Always something to clean and more painfully, fix. But if you can afford to have people clean and fix a lot for you, go get it.
I have that with 4000/5/5. Not a big deal. I clean bathrooms weekly, roomba vacuums downstairs every other day, upstairs vacuumed occasionally. My house isn’t exceptional clean but it’s clean enough and we don’t spend that much time on it. We do pay for a gardener. At one time we had a cleaning service but they broke too much and we fired them.
4,300 square ft 6 br/6 bath here. It's a new construction so hopefully good on major maintenance for the next few years. Furnishing was expensive as hell and landscaping/outdoor maintenance is annoying. Energy bills are fine since it's a pretty efficient home and I'm getting solar. We get cleaning every other week and my wife is a neat freak anyway so we just try to keep the place clean with two kids.
As far as regrets I love the property and I like raising my kids in a big yard with lots of woods. I'll continue loving it as long as I can reasonably afford my mortgage payments and maintenance.
First world problems over here…
We have a house with those specs and with 4 kids it’s pretty comfortable. No complaints.

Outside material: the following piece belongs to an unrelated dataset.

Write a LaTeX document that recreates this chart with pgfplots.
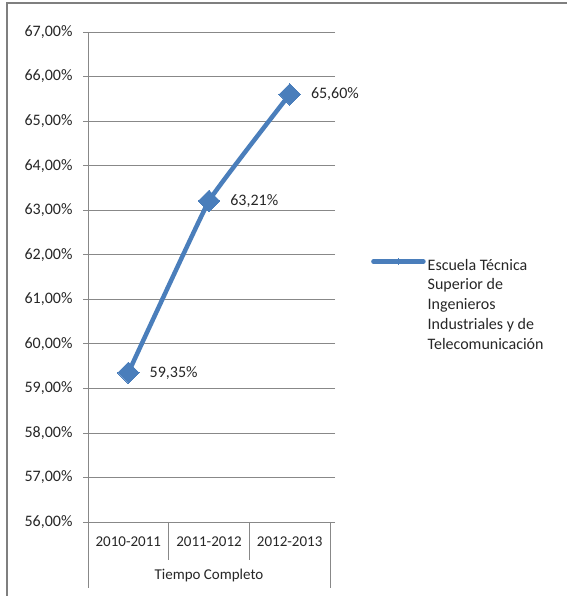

My best friend lived in a 7k sqft house growing up (I lived in a 2k sqft house by comparison). Her family was ALWAYS cleaning. They also were crazy unlucky because hail damaged their custom roof and they had a fire another time. The house was stunning, but seemed like a huge pain in the butt. I think ~2.5-3k is probably the sweet spot for my family, but layout can also make a huge difference.
5BR/5BA here, and yes, it's a lot. The AC bill is $1k - $2k/month, but it's mostly the cleaning and lightbulbs! It's like painting the Golden Gate Bridge... once you've finished the job, the other end is already a mess and the new light bulbs are burned out, haha. What makes it worth it; however, is I always have a place for friends and family to visit, which was my goal.

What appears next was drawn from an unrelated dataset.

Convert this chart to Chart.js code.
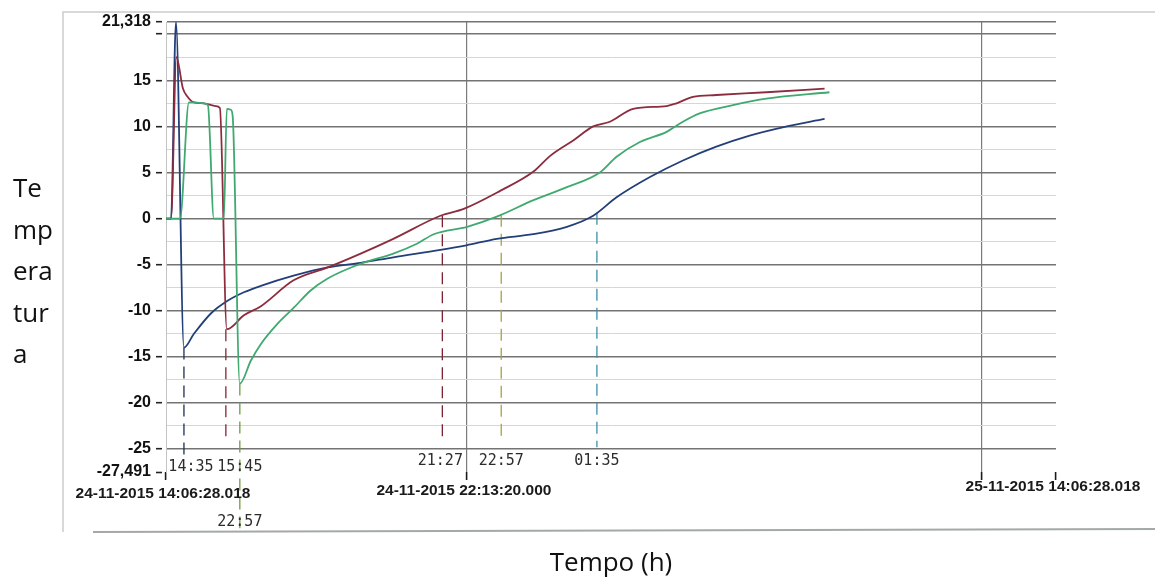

In 2017 I bought a 7500 square-foot house with seven bedrooms and 6 1/2 baths. I bought it because I was tired of tripping over my two dogs and two kids in my 2100 square foot house with four bedroom 2 1/2 baths. Both kids are out of the house now and I regret buying such a big house because of all the maintenance. It costs about $35,000 a year just to operate (taxes, insurance, utilities, yard crew, and housekeepers). That’s not counting any improvements or maintenance, which there is plenty!
We now use the kitchen, the family room and the bedroom. Probably 6000 f square feet are not used at all today. so yes, I regret it from that perspective. However, we’ll sell it in the next 12 months and expect to more than double our money. So I don’t regret it from that perspective.
It’s paid off so all of the proceeds get invested.